Ein in Mietverhältnissen leider weit verbreitetes Phänomen ist die Unterschlagung der Mietkaution durch den Vermieter. Wenn man Großvermieter ausklammert, schätzen wir den Anteil unzulässiger Kautionseinbehalte bei unseren Mitgliedern (organisierte Mieter sind sicher nicht 100-prozentig repräsentativ) auf 20%.
Die Bandbreite der Fallkonstellationen reicht dabei von Fällen, in denen die Kaution von Anfang an nicht getrennt vom Vermögen des Vermieters angelegt war und in denen dieser einfach schweigt und wartet, ob er verklagt wird, bis zu Fällen, in denen der Vermieter seiner Phantasie freien Lauf lässt, um die Kaution mit Gegenforderungen zu verrechnen und um seinerseits mit Klage zu drohen, damit der Mieter letztendlich froh ist, dass es nicht zum Prozess gekommen ist, und lieber die Kaution abschreibt.

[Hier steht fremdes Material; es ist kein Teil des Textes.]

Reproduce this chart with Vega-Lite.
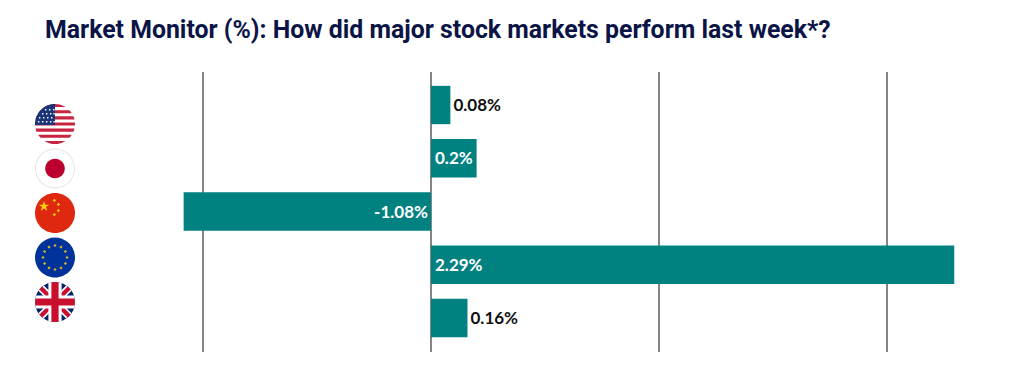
{
"$schema":"https://vega.github.io/schema/vega-lite/v6.json",
"width":1024,"height":280,
"autosize":{"type":"none"},
"padding":{"top":72,"left":0,"right":0,"bottom":28},
"background":"white",
"title":{"text":"Market Monitor (%): How did major stock markets perform last week*?","anchor":"start","frame":"group","dx":45,"offset":28,"font":"Roboto","fontSize":24.85,"fontWeight":700,"color":"#0b1446"},
"datasets":{
"grid":[{"tick":-1},{"tick":0},{"tick":1},{"tick":2}],
"bars":[
{"market":"US","value":0.085,"label":"0.08%"},
{"market":"Japan","value":0.2,"label":"0.2%"},
{"market":"China","value":-1.085,"label":"-1.08%"},
{"market":"Eurozone","value":2.295,"label":"2.29%"},
{"market":"UK","value":0.16,"label":"0.16%"}],
"flags":[
{"market":"US","part":"us-red","slot":"flag"},
{"market":"US","part":"us-blue","slot":"flag"},
{"market":"US","part":"us-stars","slot":"flag"},
{"market":"Japan","part":"jp-ring","slot":"flag"},
{"market":"Japan","part":"jp-disc","slot":"flag"},
{"market":"China","part":"cn-base","slot":"flag"},
{"market":"China","part":"cn-stars","slot":"flag"},
{"market":"Eurozone","part":"eu-base","slot":"flag"},
{"market":"Eurozone","part":"eu-stars","slot":"flag"},
{"market":"UK","part":"uk-base","slot":"flag"},
{"market":"UK","part":"uk-wx","slot":"flag"},
{"market":"UK","part":"uk-rx","slot":"flag"},
{"market":"UK","part":"uk-wc","slot":"flag"},
{"market":"UK","part":"uk-rc","slot":"flag"}]
},
"layer":[
{"data":{"name":"grid"},
 "mark":{"type":"rule","color":"#858585"},
 "encoding":{"size":{"value":2},"x":{"field":"tick","type":"quantitative","axis":null,"scale":{"domain":[-1.8904,2.6009],"range":[0,1024],"nice":false,"zero":false}}}},
{"data":{"name":"bars"},
 "encoding":{
  "y":{"field":"market","type":"nominal","axis":null,"scale":{"type":"band","domain":["US","Japan","China","Eurozone","UK"],"range":[6.4,272.6],"paddingInner":0.28,"paddingOuter":0.14}}
 },
 "layer":[
 {"mark":{"type":"bar","color":"#018180"},
  "encoding":{
   "x":{"field":"value","type":"quantitative","axis":null,"scale":{"domain":[-1.8904,2.6009],"range":[0,1024],"nice":false,"zero":false}}
  }},
 {"transform":[{"filter":"datum.value > 0 && datum.value < 0.1 || datum.market === 'UK'"}],
  "mark":{"type":"text","align":"left","dx":3,"dy":1,"font":"Lato","fontSize":17,"fontWeight":700,"color":"#111111"},
  "encoding":{"x":{"field":"value","type":"quantitative"},"text":{"field":"label"}}},
 {"transform":[{"filter":"datum.market === 'Japan' || datum.market === 'Eurozone'"}],
  "mark":{"type":"text","align":"left","dx":4,"dy":1,"font":"Lato","fontSize":17,"fontWeight":700,"color":"white"},
  "encoding":{"x":{"datum":0,"type":"quantitative"},"text":{"field":"label"}}},
 {"transform":[{"filter":"datum.value < 0"}],
  "mark":{"type":"text","align":"right","dx":-3,"dy":1,"font":"Lato","fontSize":17,"fontWeight":700,"color":"white"},
  "encoding":{"x":{"datum":0,"type":"quantitative"},"text":{"field":"label"}}}
 ]},
{"data":{"name":"flags"},
 "mark":{"type":"point","filled":true,"opacity":1,"strokeWidth":0,"size":1600},
 "encoding":{
  "x":{"field":"slot","type":"nominal","axis":null,"scale":{"type":"point","domain":["flag"],"range":[55,55]}},
  "y":{"field":"market","type":"nominal","axis":null,"scale":{"type":"point","domain":["US","Japan","China","Eurozone","UK"],"range":[52,230],"padding":0}},
  "color":{"field":"part","type":"nominal","legend":null,"scale":{
   "domain":["us-red","us-blue","us-stars","jp-ring","jp-disc","cn-base","cn-stars","eu-base","eu-stars","uk-base","uk-wx","uk-rx","uk-wc","uk-rc"],
   "range":["#c8233f","#1c3578","#ffffff","#e6e6e6","#bc002d","#de2910","#ffcf0a","#003399","#d8b52e","#012169","#ffffff","#c8102e","#ffffff","#c8102e"]}},
  "shape":{"field":"part","type":"nominal","legend":null,"scale":{
   "domain":["us-red","us-blue","us-stars","jp-ring","jp-disc","cn-base","cn-stars","eu-base","eu-stars","uk-base","uk-wx","uk-rx","uk-wc","uk-rc"],
   "range":[
   "M-.533 -.846A1 1 0 0 1 .533 -.846ZM-.722 -.692L.722 -.692A1 1 0 0 1 .843 -.538L-.843 -.538A1 1 0 0 1 -.722 -.692ZM-.923 -.385L.923 -.385A1 1 0 0 1 .973 -.231L-.973 -.231A1 1 0 0 1 -.923 -.385ZM-.997 -.077L.997 -.077A1 1 0 0 1 .997 .077L-.997 .077A1 1 0 0 1 -.997 -.077ZM-.973 .231L.973 .231A1 1 0 0 1 .923 .385L-.923 .385A1 1 0 0 1 -.973 .231ZM-.843 .538L.843 .538A1 1 0 0 1 .722 .692L-.722 .692A1 1 0 0 1 -.843 .538ZM-.533 .846L.533 .846A1 1 0 0 1 -.533 .846Z",
   "M0 .05L-.999 .05A1 1 0 0 1 0 -1Z",
   "M-.5 -.75h.07v.07h-.07zM-.3 -.75h.07v.07h-.07zM-.1 -.75h.07v.07h-.07zM-.65 -.55h.07v.07h-.07zM-.45 -.55h.07v.07h-.07zM-.25 -.55h.07v.07h-.07zM-.08 -.55h.07v.07h-.07zM-.8 -.35h.07v.07h-.07zM-.6 -.35h.07v.07h-.07zM-.4 -.35h.07v.07h-.07zM-.2 -.35h.07v.07h-.07zM-.85 -.15h.07v.07h-.07zM-.65 -.15h.07v.07h-.07zM-.45 -.15h.07v.07h-.07zM-.25 -.15h.07v.07h-.07zM-.08 -.15h.07v.07h-.07z",
   "M-1 0A1 1 0 1 1 1 0A1 1 0 1 1 -1 0ZM-.95 0A.95 .95 0 1 0 .95 0A.95 .95 0 1 0 -.95 0Z",
   "M-.49 0A.49 .49 0 1 1 .49 0A.49 .49 0 1 1 -.49 0Z",
   "M-1 0A1 1 0 1 1 1 0A1 1 0 1 1 -1 0Z",
   "M-.55 -.6L-.489 -.413L-.293 -.413L-.452 -.298L-.391 -.112L-.55 -.227L-.709 -.112L-.648 -.298L-.807 -.413L-.611 -.413ZM-.03 -.71L.05 -.63L-.03 -.55L-.11 -.63ZM.17 -.51L.25 -.43L.17 -.35L.09 -.43ZM.17 -.2L.25 -.12L.17 -.04L.09 -.12ZM-.03 0L.05 .08L-.03 .16L-.11 .08Z",
   "M-1 0A1 1 0 1 1 1 0A1 1 0 1 1 -1 0Z",
   "M0 -.68l.08 .08l-.08 .08l-.08 -.08zM.3 -.6l.08 .08l-.08 .08l-.08 -.08zM.52 -.38l.08 .08l-.08 .08l-.08 -.08zM.6 -.08l.08 .08l-.08 .08l-.08 -.08zM.52 .22l.08 .08l-.08 .08l-.08 -.08zM.3 .44l.08 .08l-.08 .08l-.08 -.08zM0 .52l.08 .08l-.08 .08l-.08 -.08zM-.3 .44l.08 .08l-.08 .08l-.08 -.08zM-.52 .22l.08 .08l-.08 .08l-.08 -.08zM-.6 -.08l.08 .08l-.08 .08l-.08 -.08zM-.52 -.38l.08 .08l-.08 .08l-.08 -.08zM-.3 -.6l.08 .08l-.08 .08l-.08 -.08z",
   "M-1 0A1 1 0 1 1 1 0A1 1 0 1 1 -1 0Z",
   "M-.83 -.56L-.56 -.83L0 -.27L.56 -.83L.83 -.56L.27 0L.83 .56L.56 .83L0 .27L-.56 .83L-.83 .56L-.27 0Z",
   "M-.78 -.63L-.63 -.78L0 -.15L.63 -.78L.78 -.63L.15 0L.78 .63L.63 .78L0 .15L-.63 .78L-.78 .63L-.15 0Z",
   "M-.33 -.944A1 1 0 0 1 .33 -.944L.33 -.33L.944 -.33A1 1 0 0 1 .944 .33L.33 .33L.33 .944A1 1 0 0 1 -.33 .944L-.33 .33L-.944 .33A1 1 0 0 1 -.944 -.33L-.33 -.33Z",
   "M-.18 -.984A1 1 0 0 1 .18 -.984L.18 -.18L.984 -.18A1 1 0 0 1 .984 .18L.18 .18L.18 .984A1 1 0 0 1 -.18 .984L-.18 .18L-.984 .18A1 1 0 0 1 -.984 -.18L-.18 -.18Z"
   ]}}
 }}
],
"resolve":{"scale":{"x":"independent","y":"independent"}},
"config":{"view":{"stroke":null}}
}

Wir haben zwar den Eindruck, dass die Gerichte diesen Trend erkannt haben, und die jeweiligen Vermieter schnell durchschauen. Die meisten Prozesse werden relativ einfach gewonnen.

Doch der Schaden für die Mieter als gesellschaftliche Gruppe entsteht dadurch, dass nur ein kleiner Teil der Mieter vor Gericht zieht. Die Vermieter wissen: „Wenn ich die Kaution unterschlage, wird mir in höchstens einem von fünf Fällen eine Zivilklage drohen. Und ein Strafverfahren ist so gut wie ausgeschlossen.“ (In Süddeutschland waren allerdings kürzlich Strafverfolgungen bekannt geworden.)
Für Vermieter, die auf der Basis von mehreren Mietverhältnissen kalkulieren, ist daher der unzulässige Einbehalt der Kaution eine wirtschaftlich lohnende Strategie.